To reduce our chance of hearing loss, we should always carry ear plugs in our turnouts and use them. Whenever we are in an extreme sound environment, we need to wear hearing protection. We would not enter an immediately dangerous to life or health environment without our turnouts and breathing apparatus. Likewise, we should not enter an immediately dangerous to hearing environment without hearing protection. Quality ear protection allows you to hear sounds, just at lower volumes. Use foam, silicone, or premolded ear plugs that fit snugly into your ear canal. Look for products with noise-reduction ratings of 22 decibels or greater. Always use hearing protection during training operations that involve apparatus drafting and pumping, chain saws, positive pressure fans, and sirens. Keep windows up in your apparatus while responding, wear a sound-attenuating headset in the cab, and turn off the siren when you don’t need it. If your apparatus siren is mounted on the top of the cab, have it moved to the front bumper. If your agency does not have a hearing conservation program in place, speak to your safety officer about implementing one. We must advance a culture of hearing protection at all levels of our organizations.

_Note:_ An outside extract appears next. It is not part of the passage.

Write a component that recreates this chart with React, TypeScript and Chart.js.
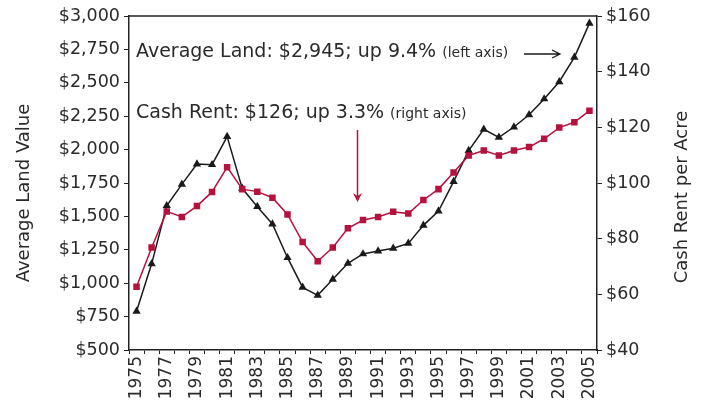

We live in a wonderful world filled with a multitude of sounds that can lift us up when we are down and make us dance on our feet. Enjoy the amazing variety of sounds that life has to offer, but be vigilant in hazardous sound environments and protect your hearing.
1. National Fire Protection Association. International Codes and Standards Organization, (2013). NFPA 1582, Standard on comprehensive occupational medical program for fire departments. (6.5.1-2; 1582-11, 42)
2. University of Leicester. “Earphones potentially as dangerous as noise from jet engines, researchers find,” Science Daily. Aug. 29, 2012. Retrieved April 16, 2013, from www.sciencedaily.com/releases/2012/08/120829064707.htm.
3. U.S. Department of Health and Human Services, National Institute for Occupational Safety and Health. (1998). Occupational noise exposure; 1:1.
4. Pepe PE, Jerger J, Miller RH, and Jerger S. “Accelerated hearing loss in urban emergency medical services firefighters,” Annals of Emergency Medicine; 1985, (v14:5), 438-442.
5. Roylance FD, “Firefighters sue siren manufacturer over hearing loss.” Retrieved from www.baltimoresun.com/news/nationworld/balte.hearing04dec04,1,7182803.story?page=3&coll=bal-nationworld-headlines; Dec. 4, 2005.
● CHRIS BLAND is a captain with the Alameda County (CA) Fire Department and a 21-year veteran of the fire service. He is a California-certified fire instructor, fire officer, fire inspector, and hazardous materials specialist. Bland has a fire technology degree from Mission College and a bachelor’s degree from San Jose State University.